[start]
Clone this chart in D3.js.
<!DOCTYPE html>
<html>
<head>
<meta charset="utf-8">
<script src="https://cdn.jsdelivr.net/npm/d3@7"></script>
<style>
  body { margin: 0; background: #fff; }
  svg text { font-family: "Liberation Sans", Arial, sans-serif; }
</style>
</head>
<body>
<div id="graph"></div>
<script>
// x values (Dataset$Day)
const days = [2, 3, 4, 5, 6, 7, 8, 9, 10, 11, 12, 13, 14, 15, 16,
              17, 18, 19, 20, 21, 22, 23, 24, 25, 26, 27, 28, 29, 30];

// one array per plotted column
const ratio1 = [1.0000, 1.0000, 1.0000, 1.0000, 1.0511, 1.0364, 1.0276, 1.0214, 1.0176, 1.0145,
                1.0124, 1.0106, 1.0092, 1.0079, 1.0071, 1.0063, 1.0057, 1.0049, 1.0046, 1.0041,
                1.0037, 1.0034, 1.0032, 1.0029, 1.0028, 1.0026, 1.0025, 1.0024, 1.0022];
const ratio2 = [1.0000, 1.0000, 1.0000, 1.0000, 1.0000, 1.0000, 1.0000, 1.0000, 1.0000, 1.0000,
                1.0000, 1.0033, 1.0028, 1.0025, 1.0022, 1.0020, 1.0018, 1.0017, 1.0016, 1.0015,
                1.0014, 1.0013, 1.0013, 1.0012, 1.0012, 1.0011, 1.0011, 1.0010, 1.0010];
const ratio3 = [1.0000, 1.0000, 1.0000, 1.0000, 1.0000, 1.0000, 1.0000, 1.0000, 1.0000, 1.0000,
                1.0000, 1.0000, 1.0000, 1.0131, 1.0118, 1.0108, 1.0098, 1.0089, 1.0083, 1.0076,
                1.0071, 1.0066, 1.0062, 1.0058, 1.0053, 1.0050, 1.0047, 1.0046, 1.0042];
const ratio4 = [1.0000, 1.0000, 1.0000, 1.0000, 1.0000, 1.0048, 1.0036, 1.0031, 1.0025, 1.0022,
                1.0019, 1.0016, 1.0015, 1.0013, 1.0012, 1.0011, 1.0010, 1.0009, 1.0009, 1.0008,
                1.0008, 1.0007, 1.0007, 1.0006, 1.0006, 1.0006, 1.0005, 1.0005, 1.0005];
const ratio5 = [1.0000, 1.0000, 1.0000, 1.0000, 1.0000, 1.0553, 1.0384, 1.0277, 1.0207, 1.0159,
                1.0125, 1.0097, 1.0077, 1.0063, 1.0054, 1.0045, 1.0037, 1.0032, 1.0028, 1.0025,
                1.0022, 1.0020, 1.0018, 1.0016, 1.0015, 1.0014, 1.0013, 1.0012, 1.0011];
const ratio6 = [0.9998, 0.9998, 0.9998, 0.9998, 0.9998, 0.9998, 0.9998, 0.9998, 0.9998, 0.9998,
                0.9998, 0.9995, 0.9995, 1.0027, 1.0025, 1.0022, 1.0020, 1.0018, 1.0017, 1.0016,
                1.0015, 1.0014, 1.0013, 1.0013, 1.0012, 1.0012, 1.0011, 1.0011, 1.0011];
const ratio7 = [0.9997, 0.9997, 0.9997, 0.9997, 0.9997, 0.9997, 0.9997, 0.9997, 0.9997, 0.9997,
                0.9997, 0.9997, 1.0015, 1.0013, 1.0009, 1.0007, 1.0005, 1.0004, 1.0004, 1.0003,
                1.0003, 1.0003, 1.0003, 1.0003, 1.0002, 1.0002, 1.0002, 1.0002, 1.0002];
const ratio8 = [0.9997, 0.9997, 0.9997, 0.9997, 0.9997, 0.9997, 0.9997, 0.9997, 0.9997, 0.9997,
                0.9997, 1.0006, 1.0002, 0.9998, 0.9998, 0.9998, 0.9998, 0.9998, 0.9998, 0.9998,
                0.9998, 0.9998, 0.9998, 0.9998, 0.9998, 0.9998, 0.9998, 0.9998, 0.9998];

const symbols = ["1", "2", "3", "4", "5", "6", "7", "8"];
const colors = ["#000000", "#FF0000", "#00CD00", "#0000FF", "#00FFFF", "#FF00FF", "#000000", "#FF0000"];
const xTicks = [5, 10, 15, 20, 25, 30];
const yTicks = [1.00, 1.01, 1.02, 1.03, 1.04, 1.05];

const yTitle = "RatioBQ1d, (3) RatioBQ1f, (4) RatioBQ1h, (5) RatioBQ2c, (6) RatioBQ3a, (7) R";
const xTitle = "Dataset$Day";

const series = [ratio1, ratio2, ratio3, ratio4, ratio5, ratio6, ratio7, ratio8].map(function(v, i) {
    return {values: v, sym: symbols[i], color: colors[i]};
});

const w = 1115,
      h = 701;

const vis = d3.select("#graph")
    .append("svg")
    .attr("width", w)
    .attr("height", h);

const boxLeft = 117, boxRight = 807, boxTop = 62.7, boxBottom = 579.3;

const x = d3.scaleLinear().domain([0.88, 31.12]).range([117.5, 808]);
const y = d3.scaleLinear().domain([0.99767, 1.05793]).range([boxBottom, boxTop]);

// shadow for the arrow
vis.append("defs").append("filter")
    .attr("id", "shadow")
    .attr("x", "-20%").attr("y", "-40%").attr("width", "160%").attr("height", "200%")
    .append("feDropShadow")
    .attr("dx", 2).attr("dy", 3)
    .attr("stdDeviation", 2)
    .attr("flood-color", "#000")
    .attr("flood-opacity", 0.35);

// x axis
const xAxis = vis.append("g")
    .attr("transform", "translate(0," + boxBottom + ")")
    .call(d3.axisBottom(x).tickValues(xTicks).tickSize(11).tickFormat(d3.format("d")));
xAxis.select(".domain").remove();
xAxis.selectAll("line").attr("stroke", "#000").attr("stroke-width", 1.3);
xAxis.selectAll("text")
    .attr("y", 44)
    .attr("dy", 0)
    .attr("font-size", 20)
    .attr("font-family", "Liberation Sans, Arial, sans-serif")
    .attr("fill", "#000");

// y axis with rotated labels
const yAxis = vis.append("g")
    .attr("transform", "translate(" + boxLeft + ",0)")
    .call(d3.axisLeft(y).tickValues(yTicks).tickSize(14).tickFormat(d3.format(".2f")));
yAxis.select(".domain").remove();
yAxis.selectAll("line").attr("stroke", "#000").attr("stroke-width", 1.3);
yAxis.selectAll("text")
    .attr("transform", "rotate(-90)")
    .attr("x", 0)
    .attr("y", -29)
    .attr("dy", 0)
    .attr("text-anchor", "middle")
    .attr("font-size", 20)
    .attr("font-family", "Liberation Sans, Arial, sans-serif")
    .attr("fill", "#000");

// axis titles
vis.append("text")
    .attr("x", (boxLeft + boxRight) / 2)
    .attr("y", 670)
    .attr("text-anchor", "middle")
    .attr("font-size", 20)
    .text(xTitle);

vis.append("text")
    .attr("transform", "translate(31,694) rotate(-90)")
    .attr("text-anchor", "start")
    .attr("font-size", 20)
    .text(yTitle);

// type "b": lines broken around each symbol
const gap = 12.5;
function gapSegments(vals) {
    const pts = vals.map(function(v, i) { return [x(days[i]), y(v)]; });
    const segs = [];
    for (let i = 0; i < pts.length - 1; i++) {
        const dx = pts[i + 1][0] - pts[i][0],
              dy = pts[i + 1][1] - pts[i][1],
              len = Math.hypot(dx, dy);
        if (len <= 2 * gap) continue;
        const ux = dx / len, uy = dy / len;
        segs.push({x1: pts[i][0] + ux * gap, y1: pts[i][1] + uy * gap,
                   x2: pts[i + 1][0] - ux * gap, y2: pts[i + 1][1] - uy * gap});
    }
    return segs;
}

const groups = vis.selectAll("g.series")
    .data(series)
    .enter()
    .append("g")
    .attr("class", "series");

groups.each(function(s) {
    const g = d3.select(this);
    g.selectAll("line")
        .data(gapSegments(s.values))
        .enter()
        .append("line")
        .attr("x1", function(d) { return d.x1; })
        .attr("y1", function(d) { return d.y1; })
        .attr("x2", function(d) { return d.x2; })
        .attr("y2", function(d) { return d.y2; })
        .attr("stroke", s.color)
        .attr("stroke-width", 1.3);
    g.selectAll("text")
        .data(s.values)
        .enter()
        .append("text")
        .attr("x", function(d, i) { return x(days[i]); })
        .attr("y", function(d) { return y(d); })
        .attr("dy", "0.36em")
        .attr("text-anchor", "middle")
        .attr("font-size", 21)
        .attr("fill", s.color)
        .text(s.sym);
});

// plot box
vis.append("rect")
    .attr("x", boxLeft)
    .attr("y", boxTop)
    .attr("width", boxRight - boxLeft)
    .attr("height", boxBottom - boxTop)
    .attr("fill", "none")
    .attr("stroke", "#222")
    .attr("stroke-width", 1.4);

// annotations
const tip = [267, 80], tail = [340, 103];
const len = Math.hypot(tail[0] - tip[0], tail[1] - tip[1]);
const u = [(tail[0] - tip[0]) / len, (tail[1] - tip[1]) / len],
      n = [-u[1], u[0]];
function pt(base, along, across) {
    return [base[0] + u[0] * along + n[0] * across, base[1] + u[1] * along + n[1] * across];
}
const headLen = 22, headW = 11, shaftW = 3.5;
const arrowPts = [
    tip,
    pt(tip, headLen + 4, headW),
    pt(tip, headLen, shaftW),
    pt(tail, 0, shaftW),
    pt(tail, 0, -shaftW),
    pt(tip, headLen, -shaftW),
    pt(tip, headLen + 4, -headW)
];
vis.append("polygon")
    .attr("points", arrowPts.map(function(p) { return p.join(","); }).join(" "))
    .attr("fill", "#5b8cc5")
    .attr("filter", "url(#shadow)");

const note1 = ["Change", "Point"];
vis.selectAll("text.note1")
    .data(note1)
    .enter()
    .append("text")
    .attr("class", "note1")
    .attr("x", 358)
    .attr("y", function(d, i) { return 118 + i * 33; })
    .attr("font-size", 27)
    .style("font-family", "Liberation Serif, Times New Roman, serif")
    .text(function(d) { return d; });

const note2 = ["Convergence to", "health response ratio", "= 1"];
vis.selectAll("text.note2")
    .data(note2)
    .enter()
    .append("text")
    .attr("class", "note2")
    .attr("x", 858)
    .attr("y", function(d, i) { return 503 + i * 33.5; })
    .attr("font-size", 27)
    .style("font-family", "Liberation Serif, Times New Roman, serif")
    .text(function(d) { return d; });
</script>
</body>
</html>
[end]
[start]
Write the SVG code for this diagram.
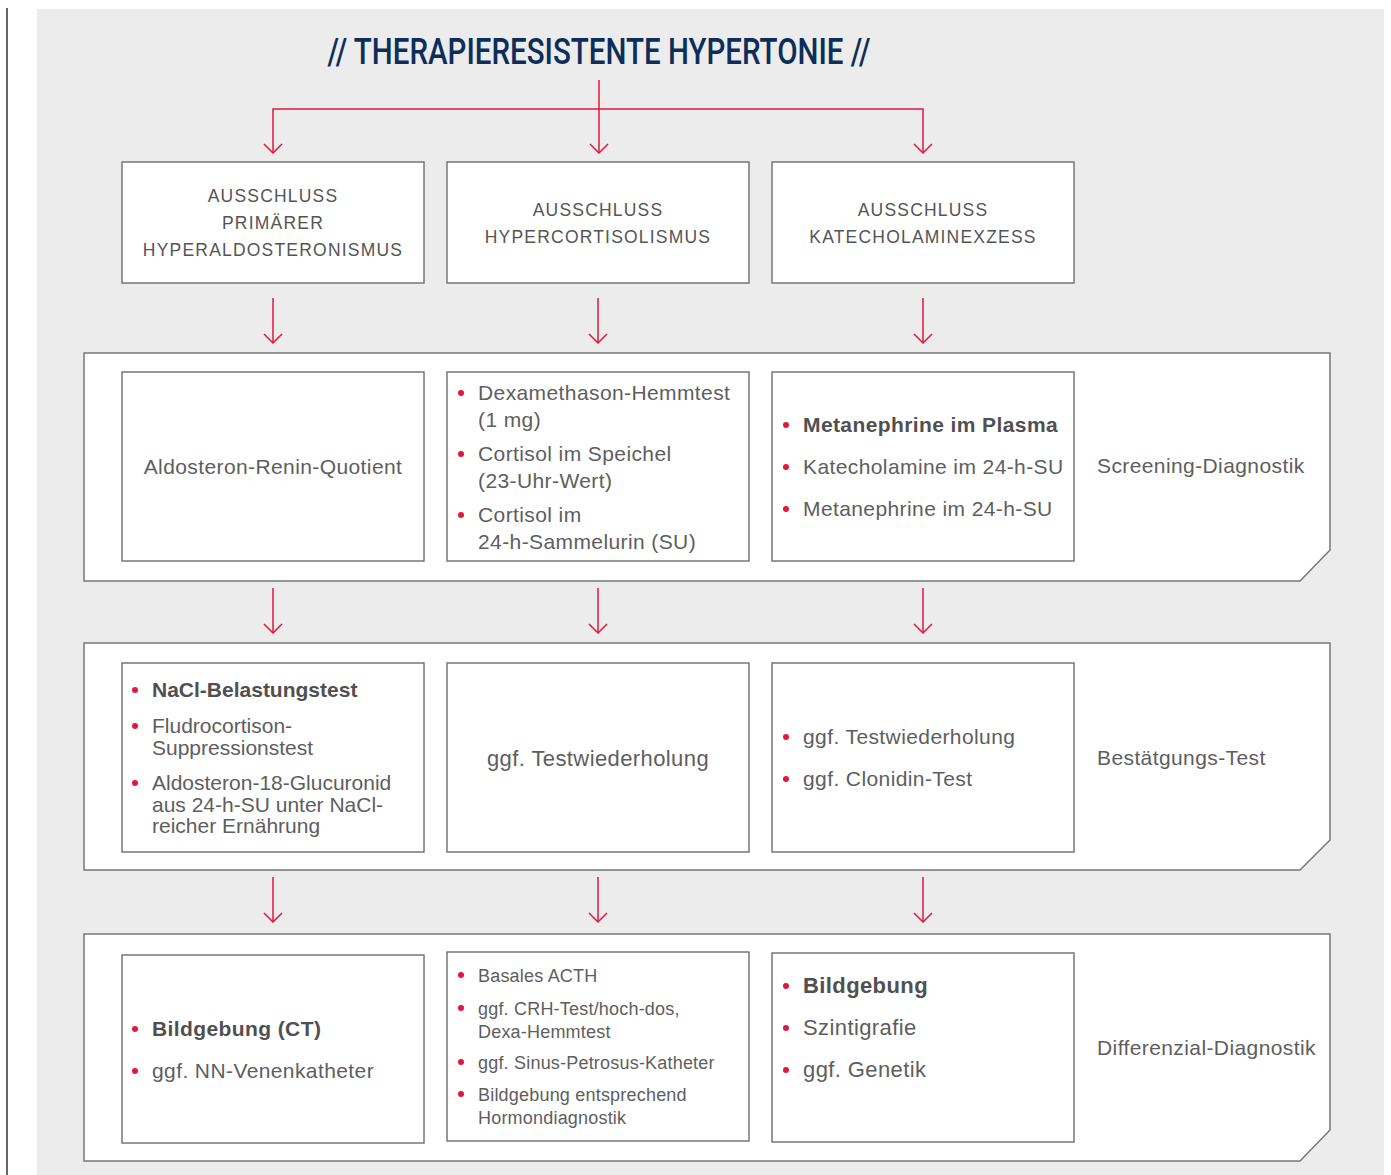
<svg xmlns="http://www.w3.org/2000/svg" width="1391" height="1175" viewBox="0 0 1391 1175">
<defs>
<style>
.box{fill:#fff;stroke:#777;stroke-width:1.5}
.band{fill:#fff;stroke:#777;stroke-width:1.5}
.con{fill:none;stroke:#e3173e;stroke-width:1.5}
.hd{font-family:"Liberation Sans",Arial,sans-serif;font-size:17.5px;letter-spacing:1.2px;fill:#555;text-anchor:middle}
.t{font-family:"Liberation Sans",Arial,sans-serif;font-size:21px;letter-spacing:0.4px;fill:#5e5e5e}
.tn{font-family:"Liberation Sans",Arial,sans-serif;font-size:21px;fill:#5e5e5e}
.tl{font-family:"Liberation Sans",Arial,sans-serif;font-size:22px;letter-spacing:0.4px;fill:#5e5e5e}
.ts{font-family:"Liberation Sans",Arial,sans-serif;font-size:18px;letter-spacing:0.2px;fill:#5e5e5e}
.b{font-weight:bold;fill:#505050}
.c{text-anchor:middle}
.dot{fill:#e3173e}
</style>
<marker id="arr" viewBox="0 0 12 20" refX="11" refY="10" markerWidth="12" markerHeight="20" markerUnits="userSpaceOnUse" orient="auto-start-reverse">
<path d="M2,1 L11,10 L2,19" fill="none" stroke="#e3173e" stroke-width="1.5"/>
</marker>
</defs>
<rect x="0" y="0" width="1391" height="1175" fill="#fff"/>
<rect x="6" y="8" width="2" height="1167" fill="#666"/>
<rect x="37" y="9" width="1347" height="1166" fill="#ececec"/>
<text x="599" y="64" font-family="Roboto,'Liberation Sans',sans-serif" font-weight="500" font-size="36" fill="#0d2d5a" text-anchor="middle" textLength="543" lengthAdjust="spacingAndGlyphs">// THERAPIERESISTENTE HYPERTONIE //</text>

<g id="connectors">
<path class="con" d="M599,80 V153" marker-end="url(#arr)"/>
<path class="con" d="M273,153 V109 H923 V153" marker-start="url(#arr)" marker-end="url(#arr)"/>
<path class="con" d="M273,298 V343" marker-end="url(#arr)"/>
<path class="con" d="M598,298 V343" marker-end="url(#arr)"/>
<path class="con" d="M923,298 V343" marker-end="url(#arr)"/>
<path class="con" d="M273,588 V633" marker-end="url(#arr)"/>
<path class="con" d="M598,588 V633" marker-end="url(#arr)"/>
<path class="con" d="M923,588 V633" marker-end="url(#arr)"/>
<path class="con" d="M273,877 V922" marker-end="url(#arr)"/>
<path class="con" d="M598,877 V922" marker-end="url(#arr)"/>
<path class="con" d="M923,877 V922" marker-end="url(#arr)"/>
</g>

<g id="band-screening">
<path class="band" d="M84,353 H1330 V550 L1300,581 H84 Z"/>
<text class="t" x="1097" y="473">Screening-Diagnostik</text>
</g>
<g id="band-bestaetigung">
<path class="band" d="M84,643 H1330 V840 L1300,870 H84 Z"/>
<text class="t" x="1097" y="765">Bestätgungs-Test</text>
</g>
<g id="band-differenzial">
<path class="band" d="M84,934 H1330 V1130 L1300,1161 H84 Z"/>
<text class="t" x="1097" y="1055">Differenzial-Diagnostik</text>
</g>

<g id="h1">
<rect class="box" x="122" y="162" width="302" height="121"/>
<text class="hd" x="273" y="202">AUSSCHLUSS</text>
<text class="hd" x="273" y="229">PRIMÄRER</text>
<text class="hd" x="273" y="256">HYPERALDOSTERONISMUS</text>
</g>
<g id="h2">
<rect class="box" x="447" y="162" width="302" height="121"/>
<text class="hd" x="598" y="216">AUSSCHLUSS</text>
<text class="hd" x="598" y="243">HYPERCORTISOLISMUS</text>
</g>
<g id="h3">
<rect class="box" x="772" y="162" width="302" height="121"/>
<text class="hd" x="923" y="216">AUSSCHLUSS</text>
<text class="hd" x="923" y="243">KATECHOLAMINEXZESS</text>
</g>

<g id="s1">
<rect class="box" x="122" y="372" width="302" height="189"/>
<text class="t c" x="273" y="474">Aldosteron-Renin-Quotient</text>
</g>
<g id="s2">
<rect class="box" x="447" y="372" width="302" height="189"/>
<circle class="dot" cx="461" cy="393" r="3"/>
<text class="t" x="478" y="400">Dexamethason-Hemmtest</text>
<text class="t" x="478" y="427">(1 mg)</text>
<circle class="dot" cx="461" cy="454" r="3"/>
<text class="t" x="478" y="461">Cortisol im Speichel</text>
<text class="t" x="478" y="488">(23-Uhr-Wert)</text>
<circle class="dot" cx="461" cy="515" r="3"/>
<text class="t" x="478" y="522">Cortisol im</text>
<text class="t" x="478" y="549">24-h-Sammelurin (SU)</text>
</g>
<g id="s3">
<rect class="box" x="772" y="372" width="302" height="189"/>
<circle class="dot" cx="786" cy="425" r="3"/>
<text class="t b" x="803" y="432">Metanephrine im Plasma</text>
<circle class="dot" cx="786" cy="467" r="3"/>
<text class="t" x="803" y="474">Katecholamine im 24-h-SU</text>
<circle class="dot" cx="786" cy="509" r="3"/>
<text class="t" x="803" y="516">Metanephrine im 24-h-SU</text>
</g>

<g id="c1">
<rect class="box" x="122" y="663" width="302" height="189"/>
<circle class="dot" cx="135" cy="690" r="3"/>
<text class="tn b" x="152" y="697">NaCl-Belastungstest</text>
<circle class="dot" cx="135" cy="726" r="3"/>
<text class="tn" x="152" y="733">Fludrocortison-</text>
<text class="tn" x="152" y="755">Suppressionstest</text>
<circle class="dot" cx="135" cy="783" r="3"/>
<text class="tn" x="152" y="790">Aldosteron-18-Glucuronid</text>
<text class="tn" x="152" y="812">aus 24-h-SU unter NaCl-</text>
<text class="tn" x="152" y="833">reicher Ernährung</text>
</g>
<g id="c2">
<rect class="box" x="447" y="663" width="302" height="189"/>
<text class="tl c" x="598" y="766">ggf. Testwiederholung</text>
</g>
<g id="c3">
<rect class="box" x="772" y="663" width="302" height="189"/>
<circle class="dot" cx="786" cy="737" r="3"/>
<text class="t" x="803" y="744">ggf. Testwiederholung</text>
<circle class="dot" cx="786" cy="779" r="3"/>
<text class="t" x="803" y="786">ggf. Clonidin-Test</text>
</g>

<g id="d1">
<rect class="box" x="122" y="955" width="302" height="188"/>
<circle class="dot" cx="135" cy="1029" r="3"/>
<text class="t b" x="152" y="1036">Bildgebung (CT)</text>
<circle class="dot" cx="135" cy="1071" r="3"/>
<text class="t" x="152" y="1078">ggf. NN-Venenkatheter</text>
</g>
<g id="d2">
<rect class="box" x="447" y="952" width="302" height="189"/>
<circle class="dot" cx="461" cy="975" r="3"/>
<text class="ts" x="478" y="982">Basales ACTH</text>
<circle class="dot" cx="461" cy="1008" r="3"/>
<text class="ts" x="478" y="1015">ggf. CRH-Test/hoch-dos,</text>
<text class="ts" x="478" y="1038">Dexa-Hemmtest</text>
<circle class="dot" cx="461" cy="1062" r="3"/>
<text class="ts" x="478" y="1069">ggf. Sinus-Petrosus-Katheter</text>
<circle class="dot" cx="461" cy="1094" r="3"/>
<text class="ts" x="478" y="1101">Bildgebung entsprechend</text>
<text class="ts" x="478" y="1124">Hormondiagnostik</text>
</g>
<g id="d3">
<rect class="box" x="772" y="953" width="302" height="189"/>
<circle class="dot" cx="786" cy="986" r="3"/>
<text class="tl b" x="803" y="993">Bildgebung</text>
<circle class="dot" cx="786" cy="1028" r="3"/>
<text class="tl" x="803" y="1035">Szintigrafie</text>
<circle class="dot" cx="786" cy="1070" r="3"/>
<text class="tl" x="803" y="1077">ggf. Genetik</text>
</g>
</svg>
[end]
Stated goal
Start at the line with "Clone this chart in D3.js." and stop after the line with "28, 29, 30];". Repeat exactly the lines in that range.

Worked answer
Clone this chart in D3.js.
<!DOCTYPE html>
<html>
<head>
<meta charset="utf-8">
<script src="https://cdn.jsdelivr.net/npm/d3@7"></script>
<style>
  body { margin: 0; background: #fff; }
  svg text { font-family: "Liberation Sans", Arial, sans-serif; }
</style>
</head>
<body>
<div id="graph"></div>
<script>
// x values (Dataset$Day)
const days = [2, 3, 4, 5, 6, 7, 8, 9, 10, 11, 12, 13, 14, 15, 16,
              17, 18, 19, 20, 21, 22, 23, 24, 25, 26, 27, 28, 29, 30];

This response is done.